Information supplied

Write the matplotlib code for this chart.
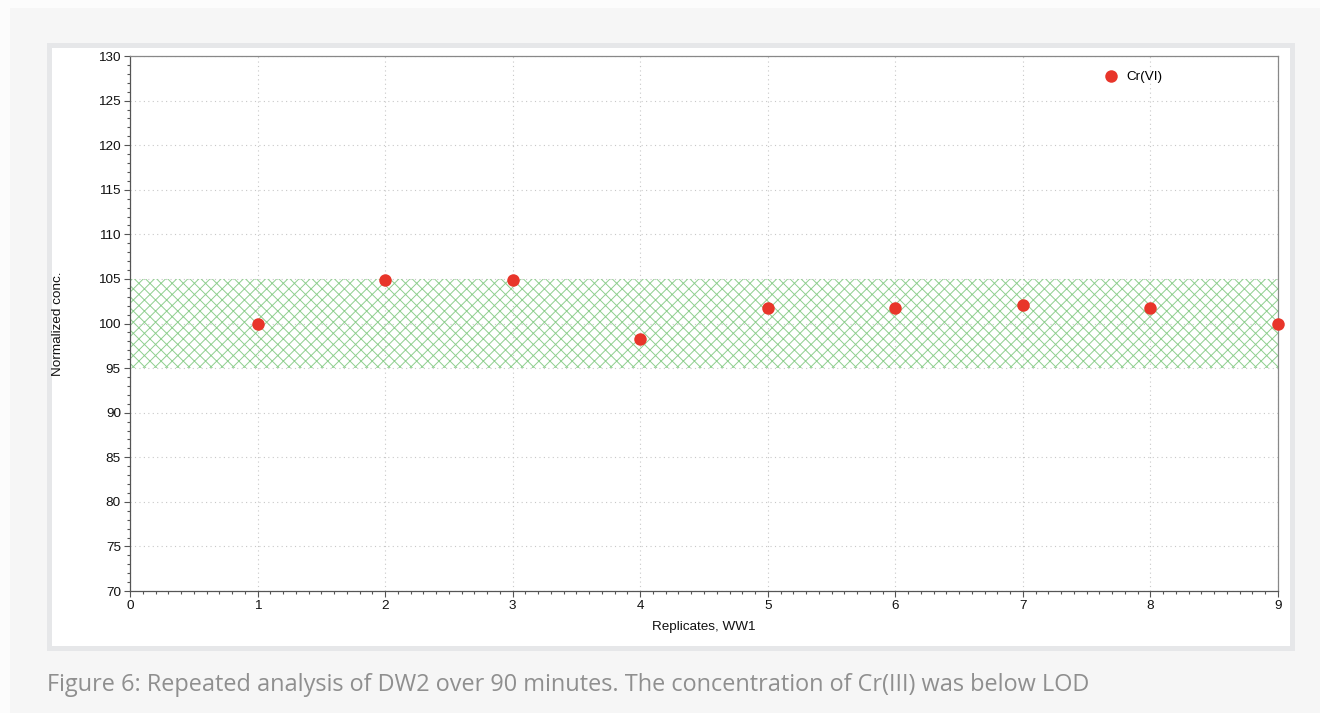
import matplotlib
matplotlib.use("Agg")
import matplotlib.pyplot as plt
from matplotlib.patches import Rectangle
from matplotlib.ticker import MultipleLocator

# Data
replicates = [1, 2, 3, 4, 5, 6, 7, 8, 9]
cr_vi = [100.0, 104.9, 104.9, 98.3, 101.7, 101.7, 102.1, 101.7, 100.0]
band_low, band_high = 95, 105
series_name = "Cr(VI)"
x_label = "Replicates, WW1"
y_label = "Normalized conc."
caption = "Figure 6: Repeated analysis of DW2 over 90 minutes. The concentration of Cr(III) was below LOD"

W, H = 1320, 713
fig = plt.figure(figsize=(W / 100, H / 100), dpi=100)
fig.patch.set_facecolor("#fcfcfc")

def px_rect(x0, y0, x1, y1, color, z):
    fig.patches.append(Rectangle((x0 / W, 1 - y1 / H), (x1 - x0) / W, (y1 - y0) / H,
                                 transform=fig.transFigure, facecolor=color,
                                 edgecolor="none", zorder=z))

# page panel, frame border and white card
px_rect(10, 8, W, H, "#f6f6f6", 0)
px_rect(47, 43, 1295, 651, "#e6e7e9", 1)
px_rect(52, 48, 1290, 646, "#ffffff", 2)

plt.rcParams["font.family"] = ["Liberation Sans", "DejaVu Sans"]
plt.rcParams["hatch.linewidth"] = 0.7

AX_L, AX_R, AX_T, AX_B = 130, 1278, 56, 591
ax = fig.add_axes([AX_L / W, 1 - AX_B / H, (AX_R - AX_L) / W, (AX_B - AX_T) / H])
ax.set_facecolor("white")
ax.set_zorder(3)

ax.set_xlim(0, 9)
ax.set_ylim(70, 130)

ax.fill_between([0, 9], band_low, band_high, facecolor="none",
                edgecolor="#8fcf8f", hatch="xxx", linewidth=0, zorder=1)

ax.plot(replicates, cr_vi, linestyle="none", marker="o", markersize=9,
        color="#e8352a", markeredgewidth=0, label=series_name, zorder=4,
        clip_on=False)

ax.xaxis.set_major_locator(MultipleLocator(1))
ax.xaxis.set_minor_locator(MultipleLocator(0.1))
ax.yaxis.set_major_locator(MultipleLocator(5))
ax.yaxis.set_minor_locator(MultipleLocator(1))

ax.grid(True, which="major", linestyle=(0, (1, 3)), color="#c8c8c8", linewidth=0.8)
ax.set_axisbelow(True)

FS = 9.7
ax.tick_params(which="major", direction="out", length=4.5, width=0.8,
               color="#555555", labelsize=FS, pad=2, labelcolor="#111111")
ax.tick_params(which="minor", direction="out", length=2.5, width=0.8, color="#555555")

for side in ("left", "bottom"):
    ax.spines[side].set_color("#555555")
    ax.spines[side].set_linewidth(0.9)
for side in ("top", "right"):
    ax.spines[side].set_color("#888888")
    ax.spines[side].set_linewidth(0.9)

ax.set_xlabel(x_label, fontsize=FS, color="#111111")
ax.set_ylabel(y_label, fontsize=FS, color="#111111")
ax.xaxis.set_label_coords(0.5, (AX_B - 627) / (AX_B - AX_T))
ax.xaxis.label.set_va("center")
ax.yaxis.set_label_coords((58 - AX_L) / (AX_R - AX_L), 0.5)
ax.yaxis.label.set_va("center")

ax.legend(loc="upper left", bbox_to_anchor=((1092 - AX_L) / (AX_R - AX_L), 0.982),
          frameon=False, fontsize=FS, handletextpad=0.15, markerscale=1.0,
          borderaxespad=0)

fig.text(47 / W, 1 - 685 / H, caption, fontsize=16.9, color="#8f8f8f",
         family=["Open Sans", "DejaVu Sans"], va="center", ha="left")

fig.savefig("out.png", dpi=100, facecolor=fig.get_facecolor())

Request
Give again, word for word, every line from the top of the data above to the line holding "from matplotlib.ticker import MultipleLocator", inclusive, with the pictures left out.

Task response
Write the matplotlib code for this chart.
import matplotlib
matplotlib.use("Agg")
import matplotlib.pyplot as plt
from matplotlib.patches import Rectangle
from matplotlib.ticker import MultipleLocator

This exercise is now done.